A 13-year-old boy had one of his legs amputated after a contractor at a Georgia school “body slammed” him last month.
According to CNN, Montravious Thomas was injured in September after Bryant Mosley, an employee at Edgewood Student Services Center, “body slammed” him three times when Thomas tried to leave the classroom to call his mother.
The family’s attorney Renee Tucker recently told CNN that after the incident, the school failed to give the teen medical care and even lied to Thomas, telling him an ambulance was on its way, but later made him take a bus home. When officials saw that he couldn’t walk to the bus on his own, the same contractor lifted him over his shoulder and placed him on the bus. Later that night, Thomas’ mother took her son to the ER who was later airlifted to the Children’s Healthcare of Atlanta.

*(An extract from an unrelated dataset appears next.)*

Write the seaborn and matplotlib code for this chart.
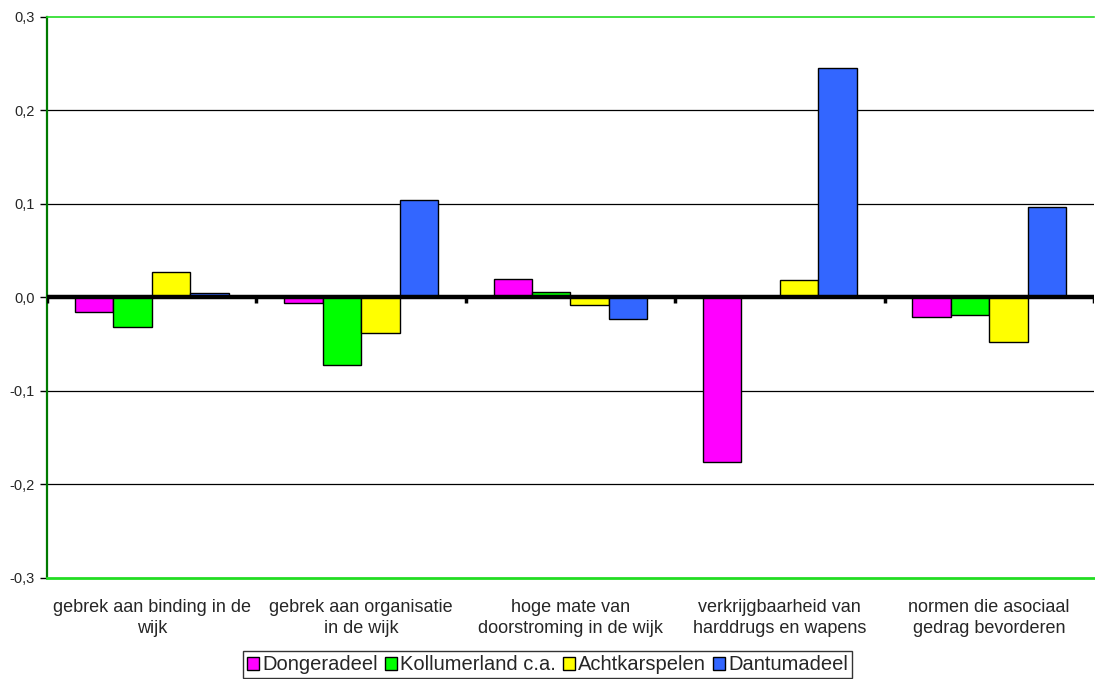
import pandas as pd
import numpy as np
import matplotlib.pyplot as plt
import seaborn as sns

# Data
categorieen = ["gebrek aan binding in de\nwijk",
               "gebrek aan organisatie\nin de wijk",
               "hoge mate van\ndoorstroming in de wijk",
               "verkrijgbaarheid van\nharddrugs en wapens",
               "normen die asociaal\ngedrag bevorderen"]
gemeenten = ["Dongeradeel", "Kollumerland c.a.", "Achtkarspelen", "Dantumadeel"]
dongeradeel = [-0.016, -0.006, 0.020, -0.176, -0.021]
kollumerland = [-0.032, -0.072, 0.006, 0.002, -0.019]
achtkarspelen = [0.027, -0.038, -0.008, 0.019, -0.048]
dantumadeel = [0.005, 0.104, -0.023, 0.245, 0.097]
kleuren = ["#FF00FF", "#00FF00", "#FFFF00", "#3366FF"]
yticks = [-0.3, -0.2, -0.1, 0.0, 0.1, 0.2, 0.3]

reeksen = [dongeradeel, kollumerland, achtkarspelen, dantumadeel]
rows = []
for g, waarden in zip(gemeenten, reeksen):
    for c, w in zip(categorieen, waarden):
        rows.append({"categorie": c, "gemeente": g, "waarde": w})
df = pd.DataFrame(rows)

sns.set_style("white")
plt.rcParams['font.family'] = ['Liberation Sans', 'DejaVu Sans']

fig, ax = plt.subplots(figsize=(10.95, 6.79), dpi=100)
fig.subplots_adjust(left=0.043, right=0.999, top=0.975, bottom=0.149)

sns.barplot(data=df, x="categorie", y="waarde", hue="gemeente",
            palette=kleuren, saturation=1, width=0.735, edgecolor="black",
            linewidth=1, ax=ax, zorder=3)

ax.set_ylim(-0.3, 0.3)
ax.set_xlim(-0.5, len(categorieen) - 0.5)
ax.set_yticks(yticks)
ax.set_yticklabels([f"{v:.1f}".replace(".", ",") for v in yticks], fontsize=10.5)
ax.tick_params(axis="y", length=5, width=1, color="black", pad=4, left=True)
ax.tick_params(axis="x", length=0, pad=15, labelsize=13)
for t in ax.get_xticklabels():
    t.set_linespacing(1.35)
ax.set_xlabel("")
ax.set_ylabel("")

# gridlines
for v in yticks[1:-1]:
    if v != 0:
        ax.axhline(v, color="black", lw=0.9, zorder=1)
ax.axhline(0, color="black", lw=3.2, zorder=4)
# small category separators on zero line
ax.vlines(np.arange(len(categorieen) + 1) - 0.5, -0.006, 0, color="black", lw=2.5, zorder=4)

ax.spines["left"].set_color("#007a00")
ax.spines["left"].set_linewidth(1.6)
ax.spines["top"].set_color("#22dd22")
ax.spines["top"].set_linewidth(1.2)
ax.spines["bottom"].set_color("#22dd22")
ax.spines["bottom"].set_linewidth(2)
ax.spines["right"].set_visible(False)

handles, labels = ax.get_legend_handles_labels()
ax.get_legend().remove()
leg = fig.legend(handles, labels, loc="lower center", bbox_to_anchor=(0.5, -0.014),
                 ncol=4, frameon=True, fancybox=False, edgecolor="black",
                 fontsize=14.5, handlelength=0.6, handleheight=0.6,
                 handletextpad=0.15, columnspacing=0.35, borderpad=0.2)
leg.get_frame().set_linewidth(1)

plt.savefig("out.png", dpi=100)
plt.close()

Doctors performed several surgeries to try to restore the blood flow to the teen’s right leg before having to perform the amputation, CNN noted.
Tucker stresses that had the school provided immediate medical attention, her client would still have his leg.
School officials said that Mosley is no longer providing services to the school district but that physical restraint in their state is legal and that witnesses said the teen was OK after the altercation.
“Physical restraint is allowed in Georgia public schools and educational programs in those situations in which the student is an immediate danger to himself or others and the student is not responsive to less intensive behavioral interventions including verbal directives or other de-escalation techniques,” they said is a statement.
“Witnesses indicate that the child was up and walking and not in distress following the administered restraint,” they added.
The school later told CNN saying, “We are certainly very concerned for Montravious and our hearts go out to him. He and his family are in our thoughts as prayers.”
Meanwhile, the attorney said the family has yet to file charges or any lawsuits, but they plan on filing a civil suit in the near future.